Una vita, la sua, spesa per noi con assoluta accettazione, edizione e coraggio, sopportata senza recriminazioni ed inganni nei rari momenti di dissenso, laddove si trattava di assecondare un suo desiderio normale e naturale. È stato casto, senza dubbio alcuno, e non ha avuto altre amicizie che il nostro solido rapporto; offrendoci costantemente affetto leale e incapace di tradire la nostra fiducia (se non una volta, quando ruppe alcune zanzariere e sembrò voler distruggere la piccola agenda telefonica, certo addebitabile all’esuberanza giovanile, sconfinata nel mancato rispetto delle regole, evidentemente da lui non  apprese nella totalità, anche per nostri limiti di insegnanti incerti). La lingua era storta verso l’esterno con l’occhio destro aperto, per il resto pareva dormisse, immobile.
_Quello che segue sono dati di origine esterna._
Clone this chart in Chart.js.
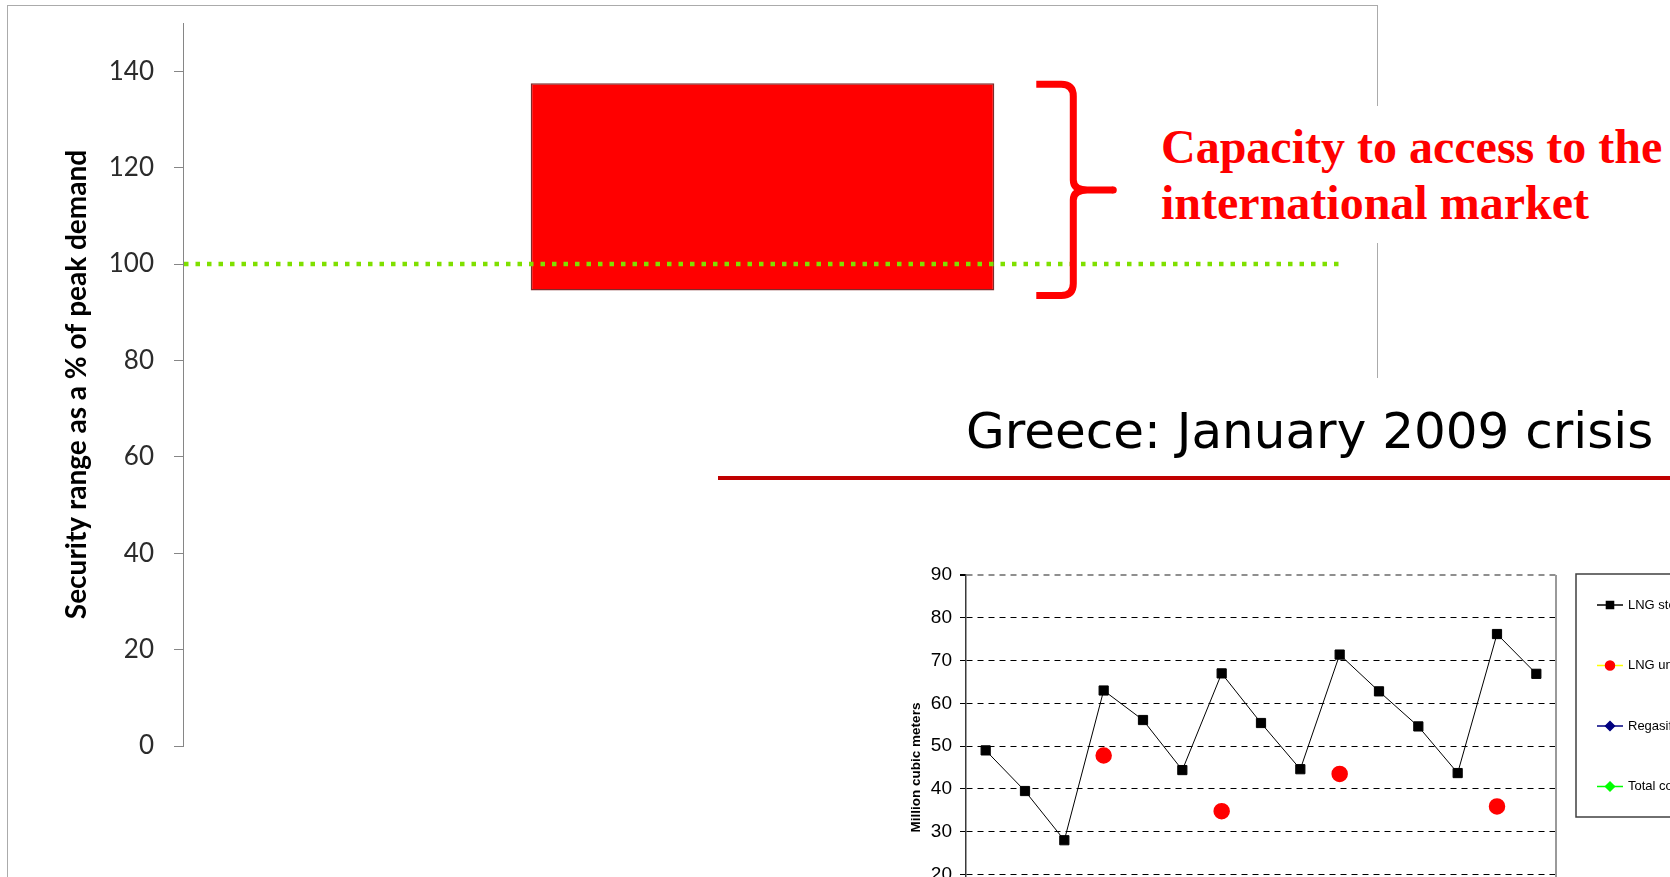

Si, il caro e mai scordato Ronni aveva quattro zampe, ma non è mai stato solo un cane, era invece molto, ma molto di più, quel tutto che adesso ci manca e che avremmo voluto durasse miracolosamente almeno quanto la stessa esistenza dell’ultimo di noi. Si, gli animali hanno un’anima particolare, in grado di trasferirsi in chi li rispetta e ama, e un giorno non lontano non mi stupirei se lo scoprissimo, con il valore della scienza. Ancora adesso, mi sembra di rivederlo nel terrazzo, a volte lancio perfino una pallina o un rametto, pur sapendo che nessuno li riporterà indietro. E tuttavia, ogni volta fermo lo sguardo, sorrido e per un po’ aspetto, non so cosa. E poi mi trovo a domandarmi: Ronni, mio caro amico, dove sei? Abbaia ancora, ti sentirò. (Tursi, Natale 2012)

Salvatore Verde

* Scritto nel 2012, sei anni dopo il decesso, il file era poi scomparso a seguito di un incidente al pc, ma è stato nuovamente recuperato in questo periodo di Natale (2017).